As computing and storage becomes more ubiquitous, its natural to ask when can regulated industries utilize the quality and economies of scales. Maybe utility computing could have alleviated some aspects of healthcare.gov by flipping the switch to an alternative powergrid, if you will. However there are number if interesting challenges and nuances for public clouds to offer utility computing and storage to healthcare customers.

So what are the problems?

  • Security & Privacy: Unlike electricity, utility computing is too ingrained in to processes and innovation for existing businesses.

  • Compliance: Utility companies to be able to comply with data audit policies as well as have a business structure which enables signing of business associate agreement.

  • Lock in and interoperability: Developing a solution too ingrained in to a utility architecture can effect the core business of a company

  • **Co-innovation: **In past decade most businesses have innovated by adopting IT strategically.
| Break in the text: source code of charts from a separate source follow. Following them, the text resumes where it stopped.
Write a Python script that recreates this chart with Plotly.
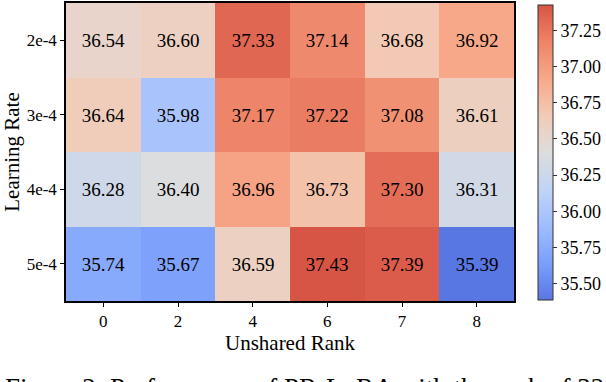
import plotly.graph_objects as go

# data
unshared_rank = ["0", "2", "4", "6", "7", "8"]
learning_rate = ["2e-4", "3e-4", "4e-4", "5e-4"]
scores_2e4 = [36.54, 36.60, 37.33, 37.14, 36.68, 36.92]
scores_3e4 = [36.64, 35.98, 37.17, 37.22, 37.08, 36.61]
scores_4e4 = [36.28, 36.40, 36.96, 36.73, 37.30, 36.31]
scores_5e4 = [35.74, 35.67, 36.59, 37.43, 37.39, 35.39]
cbar_ticks = [35.50, 35.75, 36.00, 36.25, 36.50, 36.75, 37.00, 37.25]
caption = "Figure 2: Performance of PR-LoRA with the rank of 32 under different settings"

z = [scores_2e4, scores_3e4, scores_4e4, scores_5e4]

# coolwarm, trimmed at both ends (the reference never hits the darkest blue/red)
coolwarm = [
    [0.0, "rgb(89,119,227)"],
    [0.125, "rgb(123,159,251)"],
    [0.25, "rgb(158,189,255)"],
    [0.375, "rgb(192,212,245)"],
    [0.5, "rgb(221,221,221)"],
    [0.625, "rgb(242,203,183)"],
    [0.75, "rgb(247,168,137)"],
    [0.875, "rgb(238,132,104)"],
    [1.0, "rgb(215,85,68)"],
]

serif = "Liberation Serif, Times New Roman, serif"

fig = go.Figure(go.Heatmap(
    z=z,
    x=unshared_rank,
    y=learning_rate,
    colorscale=coolwarm,
    zmin=min(min(r) for r in z),
    zmax=max(max(r) for r in z),
    texttemplate="%{z:.2f}",
    textfont=dict(family=serif, size=19, color="black"),
    xgap=0, ygap=0,
    colorbar=dict(
        x=(538 - 66) / 448, xanchor="left",
        y=0.5, yanchor="middle",
        len=0.99, lenmode="fraction",
        thickness=15, thicknessmode="pixels",
        outlinewidth=1, outlinecolor="#333",
        ticks="outside", ticklen=4, tickcolor="#333",
        tickvals=cbar_ticks, ticktext=[f"{t:.2f}" for t in cbar_ticks],
        tickfont=dict(family=serif, size=18, color="black"),
        xpad=0, ypad=0,
    ),
))

fig.update_xaxes(
    type="category", automargin=False,
    title=dict(text="Unshared Rank", font=dict(family=serif, size=21, color="black"), standoff=3),
    tickfont=dict(family=serif, size=17, color="black"),
    ticks="outside", ticklen=4, tickcolor="black",
    showline=True, mirror=True, linecolor="black", linewidth=1.5,
    showgrid=False, zeroline=False,
)
fig.update_yaxes(
    type="category", autorange="reversed", automargin=False,
    title=dict(text="Learning Rate", font=dict(family=serif, size=21, color="black"), standoff=4),
    tickfont=dict(family=serif, size=17, color="black"),
    ticks="outside", ticklen=4, tickcolor="black",
    showline=True, mirror=True, linecolor="black", linewidth=1.5,
    showgrid=False, zeroline=False,
)

# caption of the paper figure, only its top edge shows in the crop
fig.add_annotation(
    text=caption, xref="paper", yref="paper",
    x=-0.14, y=-(388 - 301) / 298, xanchor="left", yanchor="middle",
    showarrow=False, align="left",
    font=dict(family=serif, size=27, color="black"),
)

fig.update_layout(
    width=606, height=382,
    margin=dict(l=66, r=92, t=3, b=81, autoexpand=False),
    paper_bgcolor="white", plot_bgcolor="white",
)

# drop the default 8px body margin so the figure sits at the window corner
fig.write_html(
    "out.html",
    config={"displayModeBar": False},
    post_script="document.body.style.margin='0px';",
)
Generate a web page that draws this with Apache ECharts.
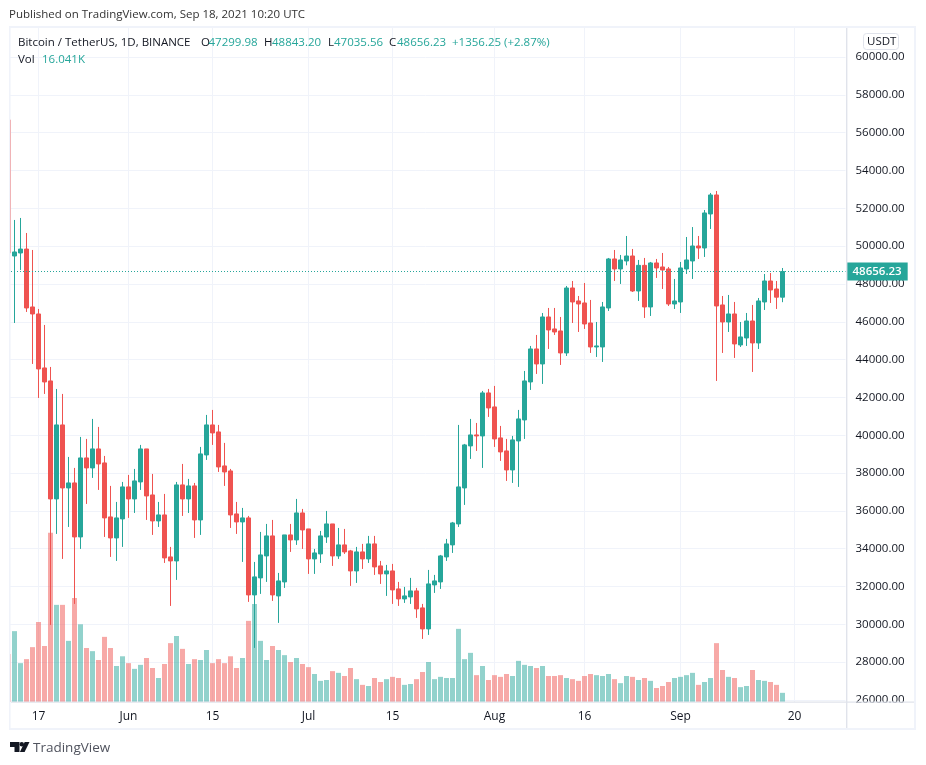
<!DOCTYPE html>
<html><head><meta charset="utf-8">
<style>html,body{margin:0;padding:0;background:#fff}#c{width:926px;height:765px}</style>
<script src="https://cdn.jsdelivr.net/npm/echarts@6/dist/echarts.min.js"></script>
</head><body><div id="c"></div>
<script>
const opens=[56670,
49479,49637,49845,46783,46413,43558,42871,36632,40545,
37214,37478,34623,38800,38271,39276,38536,35681,34570,35575,
37267,36632,37531,39276,36843,35469,35786,33566,33354,37373,
36632,37320,35522,38959,40545,40175,38377,38112,35839,35416,
35628,31557,32456,33618,34676,31504,32244,34729,34465,35891,
35046,33460,33724,34623,35310,33618,34201,33883,32825,33830,
33460,34254,33090,32667,32825,31874,31345,31451,31768,30870,
29759,32086,32244,33566,34201,35310,37214,39435,40016,39963,
42237,41497,39858,39170,38165,39699,40809,42818,44563,43770,
46254,45620,45514,44351,47787,47100,46994,45936,44668,44668,
46730,49321,48792,49215,49479,47628,48983,46783,49109,48898,
48792,46941,47047,48792,49215,50007,49902,51700,52705,46889,
45989,46413,44774,45144,46042,44880,47047,48157,47734,47299.98];
const closes=[49640,
49690,49845,46730,46413,43505,42818,36632,40545,37214,
37478,34623,38800,38271,39276,38483,35628,34570,35628,37267,
36632,37584,39276,36790,35469,35786,33513,33354,37373,36632,
37320,35522,39012,40545,40122,38324,38059,35786,35416,35628,
31557,32509,33671,34676,31557,32297,34729,34465,35891,34993,
33460,33777,34676,35310,33618,34201,33830,32825,33830,33460,
34254,33037,32667,32825,31821,31345,31504,31768,30817,29759,
32138,32297,33618,34254,35363,37267,39488,40016,39963,42237,
41444,39805,39118,38165,39752,40862,42871,44563,43770,46254,
45567,45461,44351,47787,47047,46941,45884,44668,44721,46783,
49321,48792,49268,49479,47628,48983,46783,49109,48845,48739,
46941,47100,48845,49268,50007,49902,51753,52705,46836,45989,
46413,44827,45197,46042,44880,47100,48157,47681,47300,48656.23];
const highs=[58000,
51383,51489,50695,49796,46677,45831,43611,42448,42184,
38853,38271,39910,39805,40862,40439,38906,37320,36473,37531,
37901,38218,39488,39276,37954,36473,36896,34095,37531,38483,
37690,37478,39382,41074,41338,40545,39594,38218,36473,36156,
35733,33301,34887,35310,35522,32719,34729,35310,36632,36103,
35046,33989,34940,35997,35310,35098,35046,33936,34095,34254,
34676,34676,33354,33143,33196,32244,31980,32456,31927,31081,
32878,32614,33671,34518,35416,40545,39541,40862,40650,42342,
42448,42607,40492,39805,39963,41338,43399,44721,45303,46465,
46730,46730,46254,47893,48157,47364,48051,47153,45989,47047,
49374,49796,49532,50536,49849,49268,49374,49162,49321,49637,
48898,48263,49162,50483,51008,50536,51911,52811,52916,47364,
47417,47047,45989,46465,46889,47258,48528,48581,48157,48843.20];
const lows=[48600,
45936,48739,46518,43770,41972,42184,29970,34782,33460,
35150,31081,33989,36368,37743,37108,34623,33566,33354,34095,
35628,35891,37108,35522,34729,35150,33248,30975,32350,35733,
35891,34570,34729,38694,39488,38059,37320,35098,34782,33301,
31187,28755,31610,32244,31239,30077,31927,33830,34201,33989,
32667,32667,33248,34306,33090,33460,33724,32033,32191,32931,
33248,32614,32138,31504,31081,30975,31134,31081,30341,29230,
29442,31662,31874,33354,33777,35150,36315,38747,39170,38271,
40968,39382,38641,37584,37478,37267,39805,42395,43241,42713,
44563,45303,43717,44192,45936,45461,45620,44351,44139,43875,
46571,48157,48000,48983,47575,47100,46201,46307,48316,47734,
46836,46677,46466,48528,48263,49321,49427,50906,42871,44351,
45461,44087,44668,44721,43347,44563,46624,46994,46677,47035.56];
const volumes=[84,
124,68,75,96,140,98,296,170,170,
107,182,136,94.5,89,73.5,114,94.5,63,80,
68,58,65,77,59.5,42,66.5,103,115.5,93,
66.5,75,73.5,91,68,75,68,80,59.5,77,
142,171.5,107,73.5,98,91,82,70,77,66.5,
61,49,37,38.5,54,51,45.5,59.5,40,30,
28,42,35,40,44,42,30,31.5,40,52.5,
70,40,44,42,42,128,75,86,47,63,
38.5,47,44,49,45.5,72,65,63,59.5,63,
45.5,45.5,47,42,40,37,45.5,49,47,45.5,
49,40,33,45.5,44,38.5,42,37,24.5,28,
35,42,44,47,51,30,35,42,103,56,
44,42,26,28,56,38.5,37,35,30,16.041];

const startDay=Date.UTC(2021,4,12);
const slotCount=140;
const categories=[];
for(let i=0;i<slotCount;i++){categories.push(new Date(startDay+i*864e5).toISOString().slice(0,10));}
const tickDates=['2021-05-17','2021-06-01','2021-06-15','2021-07-01','2021-07-15','2021-08-01','2021-08-16','2021-09-01','2021-09-20'];
const tickLabels=['17','Jun','15','Jul','15','Aug','16','Sep','20'];
const priceMin=26000, priceMax=60000, priceStep=2000;
const volumeMax=1181.25;

const UP='#26a69a',DOWN='#ef5350',FRAME='#f0f3fa',AXIS='#e0e3eb',INK='#131722',FONT='"Open Sans"';
const candleData=opens.map((o,i)=>[o,closes[i],lows[i],highs[i]]);
const volumeData=volumes.map((v,i)=>({value:v,itemStyle:{color:closes[i]>=opens[i]?'rgba(38,166,154,0.5)':'rgba(239,83,80,0.5)'}}));
const isTick=(i,v)=>tickDates.includes(v);

const txt=(x,y,text,fill,size)=>({type:'text',x,y,silent:true,z:100,style:{text,fill:fill||INK,font:(size||11.5)+'px '+FONT,textVerticalAlign:'middle',textBaseline:'middle'}});
const box=(x,y,w,h,fill)=>({type:'rect',silent:true,z:100,shape:{x,y,width:w,height:h},style:{fill}});
const legendText=[
 txt(18,43,'Bitcoin / TetherUS, 1D, BINANCE'),
 txt(201,43,'O'),txt(208.5,43,'47299.98',UP),
 txt(264,43,'H'),txt(272,43,'48843.20',UP),
 txt(328,43,'L'),txt(334,43,'47035.56',UP),
 txt(389,43,'C'),txt(397,43,'48656.23',UP),
 txt(452,43,'+1356.25 (+2.87%)',UP),
 txt(18,60,'Vol'),txt(42,60,'16.041K',UP)
];
const chart=echarts.init(document.getElementById('c'),null,{renderer:'canvas'});
chart.setOption({
 animation:false,
 backgroundColor:'#fff',
 grid:[
  {left:5.5,width:840,top:57,height:643},
  {left:5.5,width:840,top:27,height:675}
 ],
 xAxis:[
  {type:'category',gridIndex:0,data:categories,show:false},
  {type:'category',gridIndex:1,data:categories,
   axisLine:{show:false},axisTick:{show:false},
   axisLabel:{interval:isTick,margin:9,color:INK,fontSize:12,fontFamily:FONT,
     formatter:v=>tickLabels[tickDates.indexOf(v)]||''},
   splitLine:{show:true,interval:isTick,alignWithLabel:true,lineStyle:{color:FRAME,width:1}}}
 ],
 yAxis:[
  {type:'value',gridIndex:0,position:'right',min:priceMin,max:priceMax,interval:priceStep,
   axisLine:{show:false},axisTick:{show:false},
   axisLabel:{margin:10,color:INK,fontSize:11.5,fontFamily:FONT,padding:[4,0,0,0],formatter:v=>v.toFixed(2)},
   splitLine:{show:true,lineStyle:{color:FRAME,width:1}}},
  {type:'value',gridIndex:1,min:0,max:volumeMax,show:false,splitLine:{show:false}}
 ],
 series:[
  {name:'Vol',type:'bar',xAxisIndex:1,yAxisIndex:1,data:volumeData,barWidth:5,z:1},
  {name:'BTCUSDT',type:'candlestick',xAxisIndex:0,yAxisIndex:0,data:candleData,barWidth:4,z:2,
   itemStyle:{color:UP,color0:DOWN,borderColor:UP,borderColor0:DOWN,borderWidth:1},
   markLine:{silent:true,symbol:'none',animation:false,
     lineStyle:{color:UP,type:[1,2],dashOffset:0.5,width:1},
     label:{position:'end',distance:1,formatter:()=>closes[closes.length-1].toFixed(2),color:'#fff',
       backgroundColor:UP,padding:[4,6,2,6],fontSize:11.5,fontWeight:600,fontFamily:FONT},
     data:[{yAxis:closes[closes.length-1]}]}}
 ],
 graphic:{elements:[
   box(0,0,9,765,'#fff'),
   box(0,0,926,26,'#fff'),
   box(848,703,66,25,'#fff'),
   box(9,26,907,2,FRAME),
   box(9,728,907,2,FRAME),
   box(914,26,2,704,FRAME),
   box(9,26,1,704,FRAME),
   box(10,28,1,700,'rgba(240,243,250,0.6)'),
   box(846,28,1.4,700,AXIS),
   box(11,701.4,903,1.4,AXIS),
   {type:'rect',silent:true,z:100,shape:{x:863.5,y:33.5,width:35,height:16,r:3},style:{fill:'#fff',stroke:AXIS,lineWidth:1}},
   txt(867,42,'USDT'),
   txt(9,15,'Published on TradingView.com, Sep 18, 2021 10:20 UTC','#333'),
   ...legendText,
   {type:'polygon',silent:true,z:100,shape:{points:[[10,742],[19.5,742],[19.5,752],[14.5,752],[14.5,747],[10,747]]},style:{fill:'#131722'}},
   {type:'circle',silent:true,z:100,shape:{cx:21.8,cy:744.2,r:2.2},style:{fill:'#131722'}},
   {type:'polygon',silent:true,z:100,shape:{points:[[24.7,742],[29.5,742],[24.6,752],[19.9,752]]},style:{fill:'#131722'}},
   txt(33,748.5,'TradingView','#50535e',13.5)
 ]}
});
</script></body></html>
We see a CIO as part of every organization, to continue that innovation the public computing utility needs to offers ways to co-innovate easily.

So what are the current solutions?

  • Well most cloud-based healthcare organization keep maintain their own cloud infrastructure.
    • The data is encrypted at REST either by Database Transparent Data Encryption (TDE). Both Oracle and SQLServer support it.

    • File system encryption

  • Healthcare organizations sign a HIPAA BAA and most data centers are certified to one of the standards – (SAS 70, ISO etc.)

What’s needed?

  • More public cloud vendors should sign HIPAA BAAs – Microsoft Azure, AWS and most recently Google Cloud already do.

  • Co-innovate for security and compliance solutions like AWS CloudHSM

  • Make encryptions at rest easy – blob store keys are a great start.